A scramble up the Valley of Isaby to S. Orens will repay the trouble.
Orens was born at Huescar, in the marches of Aragon. He sold his estate and retired as a hermit to the Valley of Lavedan. He was elected Bishop of Auch about 419, and was dispatched as ambassador from Theodoric the Ostrogoth to sue for peace from Aetius, the Roman general, and was successful. He was the author of a religious poem, the "Commonitorium," still extant, and died in 439 at his monastery in the Lavedan, to which he had retired at an advanced age from his see.
This monastery had fallen into bad ways in the eighteenth century, and the repute of the monks was so evil that the Bishop of Tarbes visited it in 1738. The prior took to his heels when he heard that an investigation into his malpractices was to be held.
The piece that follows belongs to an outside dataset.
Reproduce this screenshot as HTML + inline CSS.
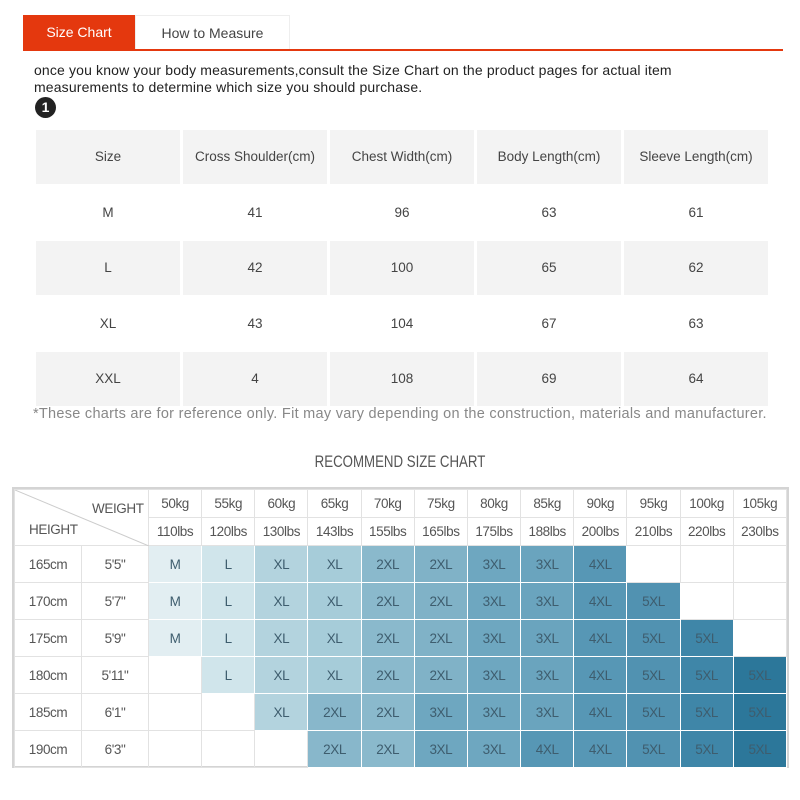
<!DOCTYPE html>
<html><head><meta charset="utf-8"><style>
*{margin:0;padding:0;box-sizing:border-box}
body{width:800px;height:800px;background:#fff;position:relative;font-family:"Liberation Sans",sans-serif;overflow:hidden}
.abs{position:absolute}
.tab1{left:23px;top:15px;width:112px;height:35px;background:#e4380e;color:#fff;font-size:14px;line-height:35px;text-align:center}
.tab2{left:135px;top:15px;width:155px;height:35px;border:1px solid #eee;border-bottom:none;color:#444;font-size:14px;line-height:34px;text-align:center}
.line{left:23px;top:49px;width:760px;height:2px;background:#e4380e}
.intro{left:34px;top:62px;font-size:14px;line-height:17px;color:#222;width:690px;letter-spacing:0.15px}
.num{left:35px;top:97px;width:21px;height:21px;border-radius:50%;background:#222;color:#fff;font-size:14px;font-weight:bold;text-align:center;line-height:21px}
table.t1{position:absolute;left:33px;top:128px;border-collapse:separate;border-spacing:3px 2px;font-size:13.5px;color:#444}
table.t1 td{width:144px;height:53.5px;text-align:center}
table.t1 tr.g td{background:#f3f3f3}
.note{left:33px;top:406px;font-size:14.5px;color:#888;letter-spacing:0.28px}
.title{left:0;top:452px;width:800px;text-align:center;font-size:17px;color:#555;transform:scaleX(0.78)}
.wrap{position:absolute;left:12px;top:487px;width:777px;height:281px;border:2px solid #d4d4d4}
table.t2{width:773px;height:277px;border-collapse:collapse;table-layout:fixed;font-size:13.5px;letter-spacing:-0.4px;color:#555}
table.t2 td{border:1px solid #e2e2e2;text-align:center;color:#555}
table.t2 tr.h td{height:28px}
table.t2 tr.r td{height:37px}
table.t2 td.c{border:1px solid #fff;color:#3e5d6e}
.a{background:#e2eef2}.b{background:#d0e5eb}.c1{background:#b3d3de}.d{background:#a6ccd9}
.e{background:#8ab9cc}.f{background:#80b2c7}.g{background:#6ea7c0}.h2{background:#6aa4be}
.i{background:#5797b5}.j{background:#5192b1}.k{background:#3f86a8}.l{background:#2c779a}
.d2{background:#88b7cb}
</style></head><body>
<div class="abs tab1">Size Chart</div>
<div class="abs tab2">How to Measure</div>
<div class="abs line"></div>
<div class="abs intro">once you know your body measurements,consult the Size Chart on the product pages for actual item measurements to determine which size you should purchase.</div>
<div class="abs num">1</div>
<table class="t1">
<tr class="g"><td>Size</td><td>Cross Shoulder(cm)</td><td>Chest Width(cm)</td><td>Body Length(cm)</td><td>Sleeve Length(cm)</td></tr>
<tr><td>M</td><td>41</td><td>96</td><td>63</td><td>61</td></tr>
<tr class="g"><td>L</td><td>42</td><td>100</td><td>65</td><td>62</td></tr>
<tr><td>XL</td><td>43</td><td>104</td><td>67</td><td>63</td></tr>
<tr class="g"><td>XXL</td><td>4</td><td>108</td><td>69</td><td>64</td></tr>
</table>
<div class="abs note">*These charts are for reference only. Fit may vary depending on the construction, materials and manufacturer.</div>
<div class="abs title">RECOMMEND SIZE CHART</div>
<div class="wrap">
<table class="t2">
<colgroup><col style="width:67px"><col style="width:67px"><col span="12"></colgroup>
<tr class="h"><td colspan="2" rowspan="2" style="position:relative;padding:0">
<svg width="134" height="56" style="position:absolute;left:0;top:0"><line x1="0" y1="0" x2="134" y2="56" stroke="#ccc" stroke-width="1"/></svg>
<span style="position:absolute;left:77px;top:11px">WEIGHT</span>
<span style="position:absolute;left:14px;top:32px">HEIGHT</span></td>
<td>50kg</td><td>55kg</td><td>60kg</td><td>65kg</td><td>70kg</td><td>75kg</td><td>80kg</td><td>85kg</td><td>90kg</td><td>95kg</td><td>100kg</td><td>105kg</td></tr>
<tr class="h"><td>110lbs</td><td>120lbs</td><td>130lbs</td><td>143lbs</td><td>155lbs</td><td>165lbs</td><td>175lbs</td><td>188lbs</td><td>200lbs</td><td>210lbs</td><td>220lbs</td><td>230lbs</td></tr>
<tr class="r"><td>165cm</td><td>5'5"</td><td class="c a">M</td><td class="c b">L</td><td class="c c1">XL</td><td class="c d">XL</td><td class="c e">2XL</td><td class="c f">2XL</td><td class="c g">3XL</td><td class="c h2">3XL</td><td class="c i">4XL</td><td></td><td></td><td></td></tr>
<tr class="r"><td>170cm</td><td>5'7"</td><td class="c a">M</td><td class="c b">L</td><td class="c c1">XL</td><td class="c d">XL</td><td class="c e">2XL</td><td class="c f">2XL</td><td class="c g">3XL</td><td class="c h2">3XL</td><td class="c i">4XL</td><td class="c j">5XL</td><td></td><td></td></tr>
<tr class="r"><td>175cm</td><td>5'9"</td><td class="c a">M</td><td class="c b">L</td><td class="c c1">XL</td><td class="c d">XL</td><td class="c e">2XL</td><td class="c f">2XL</td><td class="c g">3XL</td><td class="c h2">3XL</td><td class="c i">4XL</td><td class="c j">5XL</td><td class="c k">5XL</td><td></td></tr>
<tr class="r"><td>180cm</td><td>5'11"</td><td></td><td class="c b">L</td><td class="c c1">XL</td><td class="c d">XL</td><td class="c e">2XL</td><td class="c f">2XL</td><td class="c g">3XL</td><td class="c h2">3XL</td><td class="c i">4XL</td><td class="c j">5XL</td><td class="c k">5XL</td><td class="c l">5XL</td></tr>
<tr class="r"><td>185cm</td><td>6'1"</td><td></td><td></td><td class="c c1">XL</td><td class="c d2">2XL</td><td class="c e">2XL</td><td class="c g">3XL</td><td class="c g">3XL</td><td class="c h2">3XL</td><td class="c i">4XL</td><td class="c j">5XL</td><td class="c k">5XL</td><td class="c l">5XL</td></tr>
<tr class="r"><td>190cm</td><td>6'3"</td><td></td><td></td><td></td><td class="c d2">2XL</td><td class="c e">2XL</td><td class="c g">3XL</td><td class="c g">3XL</td><td class="c i">4XL</td><td class="c i">4XL</td><td class="c j">5XL</td><td class="c k">5XL</td><td class="c l">5XL</td></tr>
</table>
</div>
</body></html>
At the time the entire community was reduced to prior, sacristan, and a single monk, and these no longer resided in the monastery, but lodged with the cureé of Villelongue. In the procès instituted against the convent we read:—
"One of the three above-mentioned is the craftiest and most dangerous man conceivable. He is the cock of the village. He attempted to murder the prior. He stole one of the chalices. The other monk is the most imbecile and stupid creature in the place. He has lived on in the house for the last fifty years, and does not know how to read."
The ruins of the church stand boldly above the torrent that descends in a series of cascades. The stream may be followed up to the Lake of Isaby, from which it rises.
The basin of Argelez comes abruptly to an end at Pierrefite, surmounted by a ruined castle; here the Pic de Viscos divides, with the chain running from it, the valleys of Luz and of Cauterets; the Gaves from these break out of the cleft rock, for that is what Pierrefite means, on one side and on the other, and here unite. At this point terminates the railway; but hence electric trams ply to Cauterets up one ravine, and to Luz up the other.
The line to Cauterez rises rapidly up steep inclines and describing curves that command views down the chasm where the Gave boils and thunders. A tunnel is entered, passed through, and the view back of the sun-bathed, fertile Valley of Argelez, of the walnuts and chestnuts of S. Savin, is excluded. We have passed from one world into another; from golden sunlight into mountain gloom, from one vegetation to another as well. The rocks add to the effect of transition, for they are of dark schist streaked with ferruginous stains, and there are long spreading refuse slides from the lead mines of Pierrefite, too poisonous to allow any shrub, even grass, to grow on them. There are no gaps up which the eye can look to gleaming snow fields, till all at once we emerge on the basin of Cauterets, where the mountains fall back and open and show us the sunlit snow, and a river dancing down in a fine fall, and before us a bit of Paris dropped out of the clouds into this solitude.
But Cauterets and Luz must be reserved for another chapter.
I cannot quit the radiant Valley of Argelez without a kindly tribute to the simple, warm-hearted peasantry. As I have already said, we spent a summer in a château on the mountain side, high up opposite Argelez. My mother visited the poor cottagers, and where there was sickness did what every English lady would do, sent relief, and did better than that, showed tender sympathy. When we left, in the autumn, to return for the winter to Pau, our carriage was surrounded by the poor people, bringing their humble offerings of stewed pears, grapes, figs, apples, cakes, and we were laden with their gifts, more than we could consume, but were unable to refuse; and what was better still, as we whirled away, were attended by their best wishes, and not a few sincere regrets and tears.